Das Anwesen stellte laut Sitzungsvorlage den historischen Kern des Stadtteils Königsbau dar. Und gab dem Stadtteil auch gleich seinen Namen. Eine 1862 errichtete Gaststätte mit großem Biergarten trug den Namen „Zum Königsbau“, benannt nach dem Gastwirt Franz König. Durch den angebauten Festsaal war die Gaststätte ein beliebtes Veranstaltungslokal. Anstelle des früheren Festsaals ist nun ein Lebensmittelmarkt im Erdgeschoss.

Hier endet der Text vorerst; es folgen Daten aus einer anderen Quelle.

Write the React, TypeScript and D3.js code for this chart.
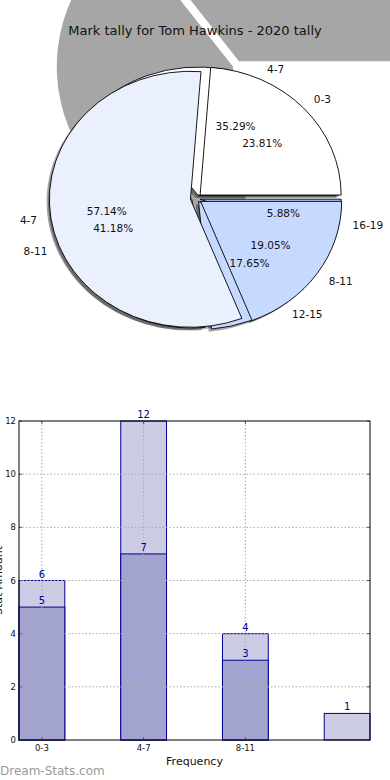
import * as d3 from 'd3'

const TITLE = 'Mark tally for Tom Hawkins - 2020 tally'

// first pie (drawn underneath)
const PIE_A_LABELS = ['4-7', '8-11', '12-15', '16-19']
const PIE_A_VALUES = [6, 7, 3, 1]
// second pie (drawn on top)
const PIE_B_LABELS = ['0-3', '4-7', '8-11']
const PIE_B_VALUES = [5, 12, 4]
const WEDGE_COLORS = ['#ffffff', '#eaf0fd', '#c6d9ff', '#a9c4f5']

// bar chart
const BAR_CATS = ['0-3', '4-7', '8-11', '12-15']
const BAR_TOTAL = [6, 12, 4, 1]
const BAR_PART = [5, 7, 3, 0]
const X_TICKS = [0, 1, 2]
const Y_TICKS = [0, 2, 4, 6, 8, 10, 12]

const FONT = 'DejaVu Sans, Verdana, sans-serif'

type Slice = d3.PieArcDatum<number>

const pieLayout = d3.pie<number>()
  .sort(null)
  .startAngle(Math.PI / 2)
  .endAngle(Math.PI / 2 - 2 * Math.PI)

const unitArc = d3.arc<Slice>().innerRadius(0).outerRadius(1)

// geometry of the pie block
const PIE = { cx: 196, cy: 198.5, rx: 141, ry: 128 }
const GHOST = { cx: 237, cy: 65, rx: 176, ry: 168 }
const SHADOW = { dx: -2.8, dy: 2.6 }

function dir(s: Slice) {
  const m = (s.startAngle + s.endAngle) / 2
  return { ux: Math.sin(m), uy: -Math.cos(m) }
}

function offset(s: Slice, g: { rx: number; ry: number }, e: number) {
  const { ux, uy } = dir(s)
  return { ox: e * g.rx * ux, oy: e * g.ry * uy }
}

function Wedges({ slices, geo, explode, fill, stroke, shift = { dx: 0, dy: 0 }, opacity = 1 }: any) {
  return (
    <g>
      {slices.map((s: Slice, i: number) => {
        const { ox, oy } = offset(s, geo, explode)
        return (
          <path
            key={i}
            d={unitArc(s) || ''}
            transform={`translate(${geo.cx + ox + shift.dx},${geo.cy + oy + shift.dy}) scale(${geo.rx},${geo.ry})`}
            fill={typeof fill === 'function' ? fill(i) : fill}
            fillOpacity={opacity}
            stroke={stroke || 'none'}
            strokeWidth={0.9}
            vectorEffect="non-scaling-stroke"
          />
        )
      })}
    </g>
  )
}

function PieLabels({ slices, labels, values, explode }: any) {
  const total = d3.sum(values as number[])
  return (
    <g fontFamily={FONT} fontSize={10.5} fill="#111">
      {slices.map((s: Slice, i: number) => {
        const { ux, uy } = dir(s)
        const { ox, oy } = offset(s, PIE, explode)
        const bx = PIE.cx + ox
        const by = PIE.cy + oy
        return (
          <g key={i}>
            <text
              x={bx + 1.1 * PIE.rx * ux}
              y={by + 1.1 * PIE.ry * uy}
              textAnchor={ux > 0 ? 'start' : 'end'}
              dominantBaseline="central"
            >
              {labels[i]}
            </text>
            <text
              x={bx + 0.6 * PIE.rx * ux}
              y={by + 0.6 * PIE.ry * uy}
              textAnchor="middle"
              dominantBaseline="central"
            >
              {((values[i] / total) * 100).toFixed(2) + '%'}
            </text>
          </g>
        )
      })}
    </g>
  )
}

function BarChart() {
  const margin = { left: 19, right: 370, top: 421, bottom: 740 }
  const x = d3.scaleLinear().domain([-0.225, 3.225]).range([margin.left, margin.right])
  const y = d3.scaleLinear().domain([0, 12]).range([margin.bottom, margin.top])
  const bw = x(0.45) - x(0)
  const navy = '#00008b'

  return (
    <g fontFamily={FONT}>
      {BAR_CATS.map((c, i) => (
        <g key={c}>
          <rect x={x(i) - bw / 2} y={y(BAR_TOTAL[i])} width={bw} height={y(0) - y(BAR_TOTAL[i])}
            fill="#ccccE5" stroke={navy} strokeWidth={1} />
          {BAR_PART[i] > 0 && (
            <rect x={x(i) - bw / 2} y={y(BAR_PART[i])} width={bw} height={y(0) - y(BAR_PART[i])}
              fill="#a3a3cf" stroke={navy} strokeWidth={1} />
          )}
        </g>
      ))}

      {/* grid drawn over bars */}
      <g stroke="#aaaaaa" strokeWidth={1} strokeDasharray="1.5,2">
        {Y_TICKS.filter(t => t > 0 && t < 12).map(t => (
          <line key={t} x1={margin.left} x2={margin.right} y1={y(t)} y2={y(t)} />
        ))}
        {X_TICKS.map(t => (
          <line key={t} x1={x(t)} x2={x(t)} y1={margin.top} y2={margin.bottom} />
        ))}
      </g>

      {/* value labels */}
      <g fill={navy} fontSize={10} textAnchor="middle">
        {BAR_CATS.map((c, i) => (
          <g key={c}>
            <text x={x(i)} y={y(BAR_TOTAL[i]) - 3}>{BAR_TOTAL[i]}</text>
            {BAR_PART[i] > 0 && <text x={x(i)} y={y(BAR_PART[i]) - 3}>{BAR_PART[i]}</text>}
          </g>
        ))}
      </g>

      {/* ticks */}
      <g stroke="#555" strokeWidth={1}>
        {Y_TICKS.map(t => (
          <g key={t}>
            <line x1={margin.left} x2={margin.left + 3} y1={y(t)} y2={y(t)} />
            <line x1={margin.right - 3} x2={margin.right} y1={y(t)} y2={y(t)} />
          </g>
        ))}
        {X_TICKS.map(t => (
          <g key={t}>
            <line x1={x(t)} x2={x(t)} y1={margin.bottom} y2={margin.bottom - 3} />
            <line x1={x(t)} x2={x(t)} y1={margin.top} y2={margin.top + 3} />
          </g>
        ))}
      </g>

      <rect x={margin.left} y={margin.top} width={margin.right - margin.left} height={margin.bottom - margin.top}
        fill="none" stroke="#000" strokeWidth={1} />

      <g fontSize={8.5} fill="#111">
        {Y_TICKS.map(t => (
          <text key={t} x={margin.left - 3} y={y(t)} textAnchor="end" dominantBaseline="central">{t}</text>
        ))}
        {X_TICKS.map(t => (
          <text key={t} x={x(t)} y={margin.bottom + 8} textAnchor="middle" dominantBaseline="central">{BAR_CATS[t]}</text>
        ))}
      </g>

      <text x={(margin.left + margin.right) / 2} y={margin.bottom + 21} textAnchor="middle"
        dominantBaseline="central" fontSize={11} fill="#111">Frequency</text>
      <text transform={`translate(-2,${(margin.top + margin.bottom) / 2}) rotate(-90)`} textAnchor="middle"
        dominantBaseline="central" fontSize={11} fill="#111">Stat Amount</text>
    </g>
  )
}

export default function App() {
  const slicesA = pieLayout(PIE_A_VALUES)
  const slicesB = pieLayout(PIE_B_VALUES)
  const eA = 0.03
  const eB = 0.04
  const colorOf = (i: number) => WEDGE_COLORS[i % WEDGE_COLORS.length]

  return (
    <svg width={390} height={780} style={{ position: 'absolute', left: 0, top: 0, background: '#fff' }}>
      <rect width={390} height={780} fill="#fff" />

      {/* large backdrop shadow behind the pie */}
      <Wedges slices={slicesA.slice(0, 2)} geo={GHOST} explode={0.025} fill="#000" opacity={0.35} />

      {/* shadows of both pies */}
      <Wedges slices={slicesA} geo={PIE} explode={eA} fill="#000" opacity={0.35} shift={SHADOW} />
      <Wedges slices={slicesB} geo={PIE} explode={eB} fill="#000" opacity={0.35} shift={SHADOW} />

      <Wedges slices={slicesA} geo={PIE} explode={eA} fill={colorOf} stroke="#000" />
      <Wedges slices={slicesB} geo={PIE} explode={eB} fill={colorOf} stroke="#000" />

      <PieLabels slices={slicesA} labels={PIE_A_LABELS} values={PIE_A_VALUES} explode={eA} />
      <PieLabels slices={slicesB} labels={PIE_B_LABELS} values={PIE_B_VALUES} explode={eB} />

      <text x={195} y={30} textAnchor="middle" dominantBaseline="central" fontFamily={FONT}
        fontSize={13} fill="#111">{TITLE}</text>

      <BarChart />

      <text x={0} y={771} dominantBaseline="central" fontFamily={FONT} fontSize={12}
        fill="#9a9a9a">Dream-Stats.com</text>
    </svg>
  )
}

Stadt bevorzugt den Erhalt des Gebäudes
Die Stadt gibt auf SÜDKURIER-Nachfrage an, dass der Erhalt des Gebäudes auch aus Nachhaltigkeitsaspekten „grundsätzlich einem Abbruch und Neubau vorzuziehen“ sei. Wie es mit Supermarkt und Restaurant weitergeht, scheint aber offen. Nach Beratungen im Gestaltungsbeirat wurde gefordert, beides zu erhalten. Dem „dringenden Wunsch der Nachbarschaft“ entsprechend, heißt es von der Stadt. Eine Baugenehmigung gibt es derzeit noch nicht. Der aktuelle Besitzer des Gebäudes wollte sich auf SÜDKURIER-Anfrage nicht äußern.
Die Hoffnung, vielleicht doch noch einen Nachfolger für den Landmarkt zu finden, gibt Stich nicht auf. Er sucht auf mehreren Wegen, hat die Landmarkt-Gruppe, die Stadt und die Handelskammer angesprochen. Die Mühe macht er sich alleine schon für die Kunden und Bewohner des Stadtteils. „Was bleibt dann noch?“, wenn Landmarkt und Restaurant nicht mehr da wären, fragt Stich. Und gibt gleich selbst die Antwort: Das Zentrum des Königsbaus sei dann tot.